→ MATERIAL
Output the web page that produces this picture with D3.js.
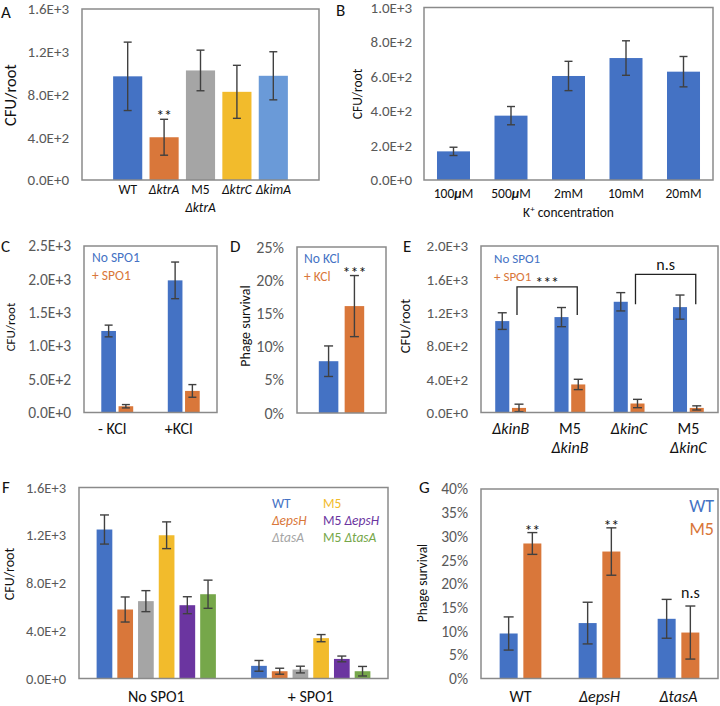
<!DOCTYPE html>
<html><head><meta charset="utf-8">
<script src="https://cdn.jsdelivr.net/npm/d3@7"></script>
<style>
body{margin:0;background:#fff}
svg{display:block}
text{font-family:Carlito, Lato, "Open Sans", sans-serif}
</style>
</head><body>
<svg id="c" width="720" height="706"></svg>
<script>
// ---------------- DATA ----------------
// Panel A
const aCategories = ["WT", "ΔktrA", "M5\nΔktrA", "ΔktrC", "ΔkimA"];
const aValues = [970, 400, 1025, 825, 975];
const aErrors = [320, 168, 190, 248, 225];
const aTicks = [0, 400, 800, 1200, 1600];
// Panel B
const bCategories = ["100µM", "500µM", "2mM", "10mM", "20mM"];
const bValues = [166, 373, 603, 707, 628];
const bErrors = [24, 53, 85, 100, 88];
const bTicks = [0, 200, 400, 600, 800, 1000];
// Panel C
const cGroups = ["- KCl", "+KCl"];
const cSeries = ["No SPO1", "+ SPO1"];
const cNoSpo = [1224, 1984];
const cNoSpoErr = [88, 275];
const cSpo = [94, 324];
const cSpoErr = [25, 95];
const cTicks = [0, 500, 1000, 1500, 2000, 2500];
// Panel D
const dSeries = ["No KCl", "+ KCl"];
const dValues = [7.8, 16.1];
const dErrors = [2.3, 4.6];
const dTicks = [0, 5, 10, 15, 20, 25];
// Panel E
const eGroups = ["ΔkinB", "M5\nΔkinB", "ΔkinC", "M5\nΔkinC"];
const eSeries = ["No SPO1", "+ SPO1"];
const eNoSpo = [1098, 1146, 1330, 1266];
const eNoSpoErr = [100, 115, 110, 145];
const eSpo = [55, 337, 108, 55];
const eSpoErr = [45, 62, 50, 25];
const eTicks = [0, 400, 800, 1200, 1600, 2000];
const eBrackets = [
  {from: "ΔkinB", to: "M5\nΔkinB", top: 1510, low: 1170, label: "***"},
  {from: "ΔkinC", to: "M5\nΔkinC", top: 1660, low: 1300, label: "n.s"}
];
// Panel F
const fGroups = ["No SPO1", "+ SPO1"];
const fStrains = ["WT", "ΔepsH", "ΔtasA", "M5", "M5 ΔepsH", "M5 ΔtasA"];
const fNoSpo = [1248, 578, 648, 1200, 614, 706];
const fNoSpoErr = [122, 105, 88, 112, 71, 118];
const fSpo = [106, 61, 75, 338, 164, 61];
const fSpoErr = [45, 25, 28, 30, 24, 40];
const fTicks = [0, 400, 800, 1200, 1600];
// Panel G
const gGroups = ["WT", "ΔepsH", "ΔtasA"];
const gSeries = ["WT", "M5"];
const gWT = [9.5, 11.7, 12.6];
const gWTErr = [3.5, 4.4, 4.1];
const gM5 = [28.5, 26.8, 9.7];
const gM5Err = [2.3, 5.0, 5.6];
const gSig = ["**", "**", "n.s"];
const gTicks = [0, 5, 10, 15, 20, 25, 30, 35, 40];

// ---------------- STYLE ----------------
const BLUE = "#4472C4", ORANGE = "#D9773A", GRAY = "#A5A5A5", YELLOW = "#F2BB2C",
      LBLUE = "#6A9AD8", PURPLE = "#6B35A0", GREEN = "#76A74A";
const aColors = [BLUE, ORANGE, GRAY, YELLOW, LBLUE];
const twoColors = [BLUE, ORANGE];
const fColors = [BLUE, ORANGE, GRAY, YELLOW, PURPLE, GREEN];
const ERR = "#404040", FRAME = "#8a8a8a", TICKC = "#595959";

const svg = d3.select("#c");
const fmtE = v => v.toExponential(1).toUpperCase();
const fmtP = v => v + "%";

function frame(p) {
  const y = d3.scaleLinear().domain([0, p.max]).range([p.bottom, p.top]);
  const ax = d3.axisLeft(y).tickValues(p.ticks).tickFormat(p.fmt).tickSize(0).tickPadding(p.pad || 13);
  const a = svg.append("g").attr("transform", `translate(${p.x0},0)`).call(ax);
  a.select(".domain").remove();
  a.selectAll("text").attr("fill", TICKC).style("font-size", (p.tickSize || 15) + "px");
  return y;
}
function drawFrame(p) {
  svg.append("rect").attr("x", p.x0).attr("y", p.top).attr("width", p.x1 - p.x0)
    .attr("height", p.bottom - p.top).attr("fill", "none").attr("stroke", FRAME).attr("stroke-width", 1.5);
}
function errorBar(cx, y, v, e, cap) {
  const g = svg.append("g").attr("stroke", ERR).attr("stroke-width", 1.4);
  const t = y(v + e), b = y(Math.max(0, v - e));
  g.append("line").attr("x1", cx).attr("x2", cx).attr("y1", t).attr("y2", b);
  g.append("line").attr("x1", cx - cap).attr("x2", cx + cap).attr("y1", t).attr("y2", t);
  g.append("line").attr("x1", cx - cap).attr("x2", cx + cap).attr("y1", b).attr("y2", b);
}
function bar(x, w, y, v, color) {
  svg.append("rect").attr("x", x).attr("width", w).attr("y", y(v)).attr("height", y(0) - y(v)).attr("fill", color);
}
function richText(sel, line) {
  const toks = line.split(" ");
  toks.forEach((t, i) => {
    const s = (i > 0 ? " " : "");
    if (t.startsWith("Δ")) {
      sel.append("tspan").text(s + t).style("font-style", "italic");
    } else if (t.includes("µ")) {
      const parts = t.split("µ");
      sel.append("tspan").text(s + parts[0]);
      sel.append("tspan").text("μ").style("font-style", "italic").style("font-weight", "bold");
      sel.append("tspan").text(parts[1]);
    } else {
      sel.append("tspan").text(s + t);
    }
  });
}
function label(text, x, y, opts = {}) {
  const lines = text.split("\n");
  lines.forEach((ln, i) => {
    const t = svg.append("text").attr("x", x).attr("y", y + i * (opts.lh || 16))
      .attr("text-anchor", opts.anchor || "middle").attr("fill", opts.color || "#111")
      .style("font-size", (opts.size || 14) + "px");
    richText(t, ln);
  });
}
function yLabel(text, x, yc, size) {
  svg.append("text").attr("transform", `translate(${x},${yc}) rotate(-90)`).attr("text-anchor", "middle")
    .attr("dy", "0.35em").attr("fill", "#111").style("font-size", (size || 14) + "px").text(text);
}
function letter(t, x, y) {
  svg.append("text").attr("x", x).attr("y", y).attr("fill", "#111").style("font-size", "17px").text(t);
}
function grouped(p, groups, series, vals, errs, colors, y, cap) {
  const x0 = d3.scaleBand().domain(groups).range([p.x0, p.x1]).paddingInner(p.gpi).paddingOuter(p.gpi / 2);
  const x1 = d3.scaleBand().domain(series).range([0, x0.bandwidth()]).paddingInner(p.spi);
  groups.forEach((g, gi) => {
    series.forEach((s, si) => {
      bar(x0(g) + x1(s), x1.bandwidth(), y, vals[si][gi], colors[si]);
    });
  });
  groups.forEach((g, gi) => {
    series.forEach((s, si) => {
      errorBar(x0(g) + x1(s) + x1.bandwidth() / 2, y, vals[si][gi], errs[si][gi], cap);
    });
  });
  return {x0, x1};
}

// ---------------- PANEL A ----------------
{
  const p = {x0: 82, x1: 319, top: 9, bottom: 180, max: 1600, ticks: aTicks, fmt: fmtE, tickSize: 15};
  const y = frame(p);
  const x = d3.scaleBand().domain(aCategories).range([p.x0, p.x1]).paddingInner(0.2).paddingOuter(0.855);
  aCategories.forEach((c, i) => bar(x(c), x.bandwidth(), y, aValues[i], aColors[i]));
  aCategories.forEach((c, i) => errorBar(x(c) + x.bandwidth() / 2, y, aValues[i], aErrors[i], 4));
  drawFrame(p);
  aCategories.forEach(c => label(c, x(c) + x.bandwidth() / 2, 194, {size: 13.5, lh: 18}));
  const ki = 1;
  label("**", x(aCategories[ki]) + x.bandwidth() / 2, y(aValues[ki] + aErrors[ki]) + 2, {size: 16});
  yLabel("CFU/root", 10, 95, 16.5);
  letter("A", 1, 18);
}
// ---------------- PANEL B ----------------
{
  const p = {x0: 424, x1: 713, top: 7.5, bottom: 180, max: 1000, ticks: bTicks, fmt: fmtE, pad: 12, tickSize: 15};
  const y = frame(p);
  const x = d3.scaleBand().domain(bCategories).range([p.x0, p.x1]).paddingInner(0.426).paddingOuter(0.226);
  bCategories.forEach((c, i) => bar(x(c), x.bandwidth(), y, bValues[i], BLUE));
  bCategories.forEach((c, i) => errorBar(x(c) + x.bandwidth() / 2, y, bValues[i], bErrors[i], 4));
  drawFrame(p);
  bCategories.forEach(c => label(c, x(c) + x.bandwidth() / 2, 198, {size: 13.5}));
  const t = svg.append("text").attr("x", (p.x0 + p.x1) / 2).attr("y", 217).attr("text-anchor", "middle")
    .attr("fill", "#111").style("font-size", "13.5px");
  t.append("tspan").text("K");
  t.append("tspan").text("+").style("font-size", "9px").attr("dy", -5);
  t.append("tspan").text(" concentration").attr("dy", 5);
  yLabel("CFU/root", 357, 94, 13.5);
  letter("B", 336, 16);
}
// ---------------- PANEL C ----------------
{
  const p = {x0: 84, x1: 217, top: 246, bottom: 412.5, max: 2500, ticks: cTicks, fmt: fmtE, gpi: 0.52, spi: 0.15, tickSize: 15.5};
  const y = frame(p);
  const {x0} = grouped(p, cGroups, cSeries, [cNoSpo, cSpo], [cNoSpoErr, cSpoErr], twoColors, y, 4);
  drawFrame(p);
  cGroups.forEach(g => label(g, x0(g) + x0.bandwidth() / 2 - 5, 434, {size: 16}));
  cSeries.forEach((s, i) => label(s, 92, 262 + i * 17.5, {anchor: "start", color: twoColors[i], size: 13.5}));
  yLabel("CFU/root", 10, 327, 13);
  letter("C", 1, 252);
}
// ---------------- PANEL D ----------------
{
  const p = {x0: 297, x1: 386, top: 247, bottom: 413, max: 25, ticks: dTicks, fmt: fmtP, gpi: 0.49, spi: 0.244, tickSize: 16};
  const y = frame(p);
  const {x0, x1} = grouped(p, ["all"], dSeries, [[dValues[0]], [dValues[1]]], [[dErrors[0]], [dErrors[1]]], twoColors, y, 4.5);
  drawFrame(p);
  dSeries.forEach((s, i) => label(s, 304, 263 + i * 18, {anchor: "start", color: twoColors[i], size: 13.5}));
  label("***", x0("all") + x1(dSeries[1]) + x1.bandwidth() / 2, y(dValues[1] + dErrors[1]) + 2, {size: 16});
  yLabel("Phage survival", 245, 326, 14);
  letter("D", 230, 252);
}
// ---------------- PANEL E ----------------
{
  const p = {x0: 481, x1: 718, top: 246, bottom: 412.5, max: 2000, ticks: eTicks, fmt: fmtE, gpi: 0.48, spi: 0.16, tickSize: 15};
  const y = frame(p);
  const {x0, x1} = grouped(p, eGroups, eSeries, [eNoSpo, eSpo], [eNoSpoErr, eSpoErr], twoColors, y, 4.5);
  drawFrame(p);
  eGroups.forEach(g => label(g, x0(g) + x0.bandwidth() / 2, 434, {size: 16, lh: 19}));
  eSeries.forEach((s, i) => label(s, 494, 263 + i * 17.5, {anchor: "start", color: twoColors[i], size: 13}));
  eBrackets.forEach(b => {
    const xa = x0(b.from) + x1(eSeries[1]) + x1.bandwidth() / 2 - 2;
    const xb = x0(b.to) + x1(eSeries[1]) + x1.bandwidth() / 2 - 1;
    svg.append("path").attr("d", `M${xa},${y(b.low)}V${y(b.top)}H${xb}V${y(b.low)}`)
      .attr("fill", "none").attr("stroke", "#222").attr("stroke-width", 1.3);
    label(b.label, (xa + xb) / 2, y(b.top) - (b.label === "n.s" ? 4 : -1), {size: 16});
  });
  yLabel("CFU/root", 405, 326, 14.5);
  letter("E", 403, 252);
}
// ---------------- PANEL F ----------------
{
  const p = {x0: 79, x1: 388, top: 487.5, bottom: 678.5, max: 1600, ticks: fTicks, fmt: fmtE, gpi: 0.228, spi: 0.242, tickSize: 14.5};
  const y = frame(p);
  const vals = fStrains.map((s, i) => [fNoSpo[i], fSpo[i]]);
  const errs = fStrains.map((s, i) => [fNoSpoErr[i], fSpoErr[i]]);
  const {x0} = grouped(p, fGroups, fStrains, vals, errs, fColors, y, 4.5);
  drawFrame(p);
  fGroups.forEach(g => label(g, x0(g) + x0.bandwidth() / 2, 702, {size: 16}));
  fStrains.forEach((s, i) => {
    const col = Math.floor(i / 3), row = i % 3;
    label(s, col ? 323 : 272, 508 + row * 17, {anchor: "start", color: fColors[i], size: 13.5});
  });
  yLabel("CFU/root", 9, 574, 14);
  letter("F", 2, 493);
}
// ---------------- PANEL G ----------------
{
  const p = {x0: 481, x1: 718, top: 489, bottom: 678.5, max: 40, ticks: gTicks, fmt: fmtP, gpi: 0.472, spi: 0.24, tickSize: 15.5};
  const y = frame(p);
  const {x0, x1} = grouped(p, gGroups, gSeries, [gWT, gM5], [gWTErr, gM5Err], twoColors, y, 5);
  drawFrame(p);
  gGroups.forEach(g => label(g, x0(g) + x0.bandwidth() / 2, 702, {size: 16}));
  gSeries.forEach((s, i) => label(s, 714, 512 + i * 22.5, {anchor: "end", color: twoColors[i], size: 18}));
  gGroups.forEach((g, i) => {
    const cx = x0(g) + x1("M5") + x1.bandwidth() / 2;
    const top = y(gM5[i] + gM5Err[i]);
    label(gSig[i], cx, gSig[i] === "n.s" ? top - 8 : top + 3, {size: 16});
  });
  yLabel("Phage survival", 422, 583, 13.5);
  letter("G", 419, 493);
}
</script>
</body></html>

→ AIM OF THE TASK
Leave the pictures out and please restate exactly the lines running from the start of the material through the one with "30, 35, 40];".

→ EXERCISE RESULT
Output the web page that produces this picture with D3.js.
<!DOCTYPE html>
<html><head><meta charset="utf-8">
<script src="https://cdn.jsdelivr.net/npm/d3@7"></script>
<style>
body{margin:0;background:#fff}
svg{display:block}
text{font-family:Carlito, Lato, "Open Sans", sans-serif}
</style>
</head><body>
<svg id="c" width="720" height="706"></svg>
<script>
// ---------------- DATA ----------------
// Panel A
const aCategories = ["WT", "ΔktrA", "M5\nΔktrA", "ΔktrC", "ΔkimA"];
const aValues = [970, 400, 1025, 825, 975];
const aErrors = [320, 168, 190, 248, 225];
const aTicks = [0, 400, 800, 1200, 1600];
// Panel B
const bCategories = ["100µM", "500µM", "2mM", "10mM", "20mM"];
const bValues = [166, 373, 603, 707, 628];
const bErrors = [24, 53, 85, 100, 88];
const bTicks = [0, 200, 400, 600, 800, 1000];
// Panel C
const cGroups = ["- KCl", "+KCl"];
const cSeries = ["No SPO1", "+ SPO1"];
const cNoSpo = [1224, 1984];
const cNoSpoErr = [88, 275];
const cSpo = [94, 324];
const cSpoErr = [25, 95];
const cTicks = [0, 500, 1000, 1500, 2000, 2500];
// Panel D
const dSeries = ["No KCl", "+ KCl"];
const dValues = [7.8, 16.1];
const dErrors = [2.3, 4.6];
const dTicks = [0, 5, 10, 15, 20, 25];
// Panel E
const eGroups = ["ΔkinB", "M5\nΔkinB", "ΔkinC", "M5\nΔkinC"];
const eSeries = ["No SPO1", "+ SPO1"];
const eNoSpo = [1098, 1146, 1330, 1266];
const eNoSpoErr = [100, 115, 110, 145];
const eSpo = [55, 337, 108, 55];
const eSpoErr = [45, 62, 50, 25];
const eTicks = [0, 400, 800, 1200, 1600, 2000];
const eBrackets = [
  {from: "ΔkinB", to: "M5\nΔkinB", top: 1510, low: 1170, label: "***"},
  {from: "ΔkinC", to: "M5\nΔkinC", top: 1660, low: 1300, label: "n.s"}
];
// Panel F
const fGroups = ["No SPO1", "+ SPO1"];
const fStrains = ["WT", "ΔepsH", "ΔtasA", "M5", "M5 ΔepsH", "M5 ΔtasA"];
const fNoSpo = [1248, 578, 648, 1200, 614, 706];
const fNoSpoErr = [122, 105, 88, 112, 71, 118];
const fSpo = [106, 61, 75, 338, 164, 61];
const fSpoErr = [45, 25, 28, 30, 24, 40];
const fTicks = [0, 400, 800, 1200, 1600];
// Panel G
const gGroups = ["WT", "ΔepsH", "ΔtasA"];
const gSeries = ["WT", "M5"];
const gWT = [9.5, 11.7, 12.6];
const gWTErr = [3.5, 4.4, 4.1];
const gM5 = [28.5, 26.8, 9.7];
const gM5Err = [2.3, 5.0, 5.6];
const gSig = ["**", "**", "n.s"];
const gTicks = [0, 5, 10, 15, 20, 25, 30, 35, 40];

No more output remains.